- Exercise
Write out all lines holding the word "this".

- Recorded data
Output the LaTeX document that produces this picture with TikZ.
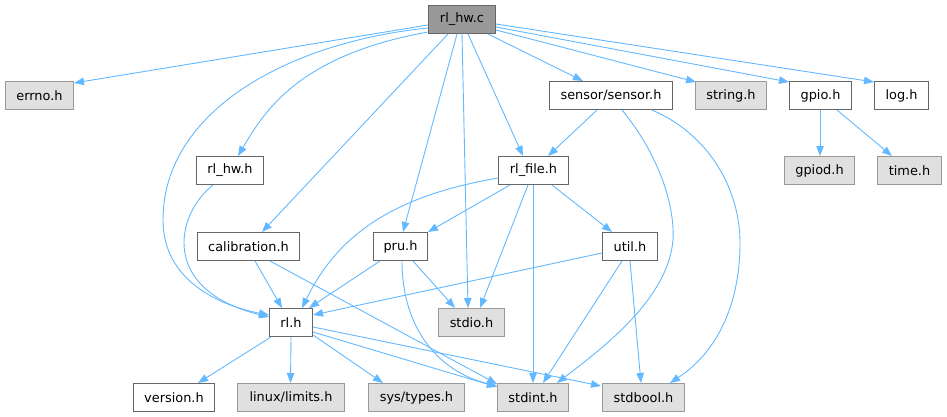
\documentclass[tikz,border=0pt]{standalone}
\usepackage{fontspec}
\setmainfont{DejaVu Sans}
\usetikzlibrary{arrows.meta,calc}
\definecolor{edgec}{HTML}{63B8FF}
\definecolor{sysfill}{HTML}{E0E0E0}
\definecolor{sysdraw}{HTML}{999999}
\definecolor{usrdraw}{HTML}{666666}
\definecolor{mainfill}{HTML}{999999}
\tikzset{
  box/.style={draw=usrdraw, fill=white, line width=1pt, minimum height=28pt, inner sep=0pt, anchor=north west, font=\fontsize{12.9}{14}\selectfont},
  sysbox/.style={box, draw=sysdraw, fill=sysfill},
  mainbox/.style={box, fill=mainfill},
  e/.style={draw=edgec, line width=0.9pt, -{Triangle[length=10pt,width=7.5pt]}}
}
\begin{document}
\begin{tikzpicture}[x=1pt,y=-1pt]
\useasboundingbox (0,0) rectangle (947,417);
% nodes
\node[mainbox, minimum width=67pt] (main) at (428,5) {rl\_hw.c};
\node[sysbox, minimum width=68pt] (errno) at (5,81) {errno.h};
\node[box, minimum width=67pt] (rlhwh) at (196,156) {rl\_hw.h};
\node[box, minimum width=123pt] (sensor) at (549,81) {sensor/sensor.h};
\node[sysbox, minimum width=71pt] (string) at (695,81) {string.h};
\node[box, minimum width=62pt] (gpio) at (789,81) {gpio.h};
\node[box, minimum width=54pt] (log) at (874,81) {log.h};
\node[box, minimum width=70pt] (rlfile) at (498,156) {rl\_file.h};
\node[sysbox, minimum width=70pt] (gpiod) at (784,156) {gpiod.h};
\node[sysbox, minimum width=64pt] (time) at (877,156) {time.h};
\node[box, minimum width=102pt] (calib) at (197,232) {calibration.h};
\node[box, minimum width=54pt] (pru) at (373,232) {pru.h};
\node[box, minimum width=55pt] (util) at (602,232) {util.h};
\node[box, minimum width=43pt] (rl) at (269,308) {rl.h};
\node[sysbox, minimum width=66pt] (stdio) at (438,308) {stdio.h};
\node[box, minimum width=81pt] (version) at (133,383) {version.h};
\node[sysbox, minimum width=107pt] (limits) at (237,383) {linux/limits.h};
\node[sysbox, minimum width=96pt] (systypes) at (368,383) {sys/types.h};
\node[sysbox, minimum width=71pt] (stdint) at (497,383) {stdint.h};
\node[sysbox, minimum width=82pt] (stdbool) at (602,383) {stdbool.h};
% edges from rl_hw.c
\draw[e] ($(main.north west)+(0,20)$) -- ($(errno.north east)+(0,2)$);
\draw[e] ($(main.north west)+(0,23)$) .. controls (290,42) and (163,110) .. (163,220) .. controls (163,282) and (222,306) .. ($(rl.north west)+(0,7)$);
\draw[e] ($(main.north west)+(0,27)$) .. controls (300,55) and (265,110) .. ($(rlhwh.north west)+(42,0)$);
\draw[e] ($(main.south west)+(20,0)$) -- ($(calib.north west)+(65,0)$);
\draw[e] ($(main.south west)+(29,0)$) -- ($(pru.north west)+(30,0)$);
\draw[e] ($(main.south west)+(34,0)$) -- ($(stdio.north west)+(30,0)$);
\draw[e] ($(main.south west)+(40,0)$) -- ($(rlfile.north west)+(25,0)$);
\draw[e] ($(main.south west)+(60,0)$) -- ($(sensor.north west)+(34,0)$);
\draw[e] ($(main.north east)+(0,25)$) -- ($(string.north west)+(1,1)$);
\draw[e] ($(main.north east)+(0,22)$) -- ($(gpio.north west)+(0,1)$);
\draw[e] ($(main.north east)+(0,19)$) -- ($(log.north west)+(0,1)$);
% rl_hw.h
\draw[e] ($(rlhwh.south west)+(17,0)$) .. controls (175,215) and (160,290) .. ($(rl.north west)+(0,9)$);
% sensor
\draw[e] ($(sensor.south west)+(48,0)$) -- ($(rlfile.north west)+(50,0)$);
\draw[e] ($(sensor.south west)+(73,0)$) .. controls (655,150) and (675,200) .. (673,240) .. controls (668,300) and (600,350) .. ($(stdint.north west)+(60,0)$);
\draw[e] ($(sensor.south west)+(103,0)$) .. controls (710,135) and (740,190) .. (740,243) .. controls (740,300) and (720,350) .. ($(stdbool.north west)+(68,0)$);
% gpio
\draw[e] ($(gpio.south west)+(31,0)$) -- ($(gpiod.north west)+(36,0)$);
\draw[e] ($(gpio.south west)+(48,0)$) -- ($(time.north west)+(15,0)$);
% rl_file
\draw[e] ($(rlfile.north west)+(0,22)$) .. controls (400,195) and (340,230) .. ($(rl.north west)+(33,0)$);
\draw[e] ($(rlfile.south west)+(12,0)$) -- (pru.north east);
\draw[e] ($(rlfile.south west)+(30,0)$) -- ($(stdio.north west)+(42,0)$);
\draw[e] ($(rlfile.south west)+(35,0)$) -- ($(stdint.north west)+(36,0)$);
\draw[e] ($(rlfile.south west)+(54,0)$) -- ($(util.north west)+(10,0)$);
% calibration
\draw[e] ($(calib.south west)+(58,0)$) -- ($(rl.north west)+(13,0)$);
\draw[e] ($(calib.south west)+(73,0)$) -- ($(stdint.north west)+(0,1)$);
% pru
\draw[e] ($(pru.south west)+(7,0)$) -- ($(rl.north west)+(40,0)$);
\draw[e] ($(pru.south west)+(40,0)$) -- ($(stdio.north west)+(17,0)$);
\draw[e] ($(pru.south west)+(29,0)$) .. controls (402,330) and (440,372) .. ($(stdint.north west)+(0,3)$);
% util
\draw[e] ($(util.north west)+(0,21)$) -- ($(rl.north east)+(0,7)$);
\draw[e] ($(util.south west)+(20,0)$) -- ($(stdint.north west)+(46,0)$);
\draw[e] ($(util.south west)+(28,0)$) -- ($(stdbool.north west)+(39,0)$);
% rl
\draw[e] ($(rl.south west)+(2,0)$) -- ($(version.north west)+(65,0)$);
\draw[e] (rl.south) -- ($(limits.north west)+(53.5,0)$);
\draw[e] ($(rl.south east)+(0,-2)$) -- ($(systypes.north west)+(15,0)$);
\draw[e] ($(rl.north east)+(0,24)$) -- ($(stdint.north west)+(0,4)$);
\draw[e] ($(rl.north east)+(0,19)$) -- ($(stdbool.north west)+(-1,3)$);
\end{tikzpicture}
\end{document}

---

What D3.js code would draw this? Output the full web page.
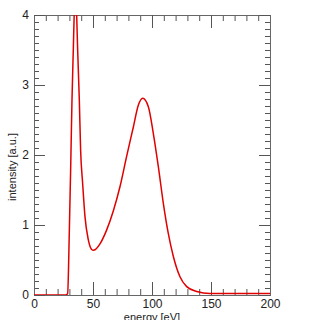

- Full response
Output the LaTeX document that produces this picture with TikZ.
What D3.js code would draw this? Output the full web page.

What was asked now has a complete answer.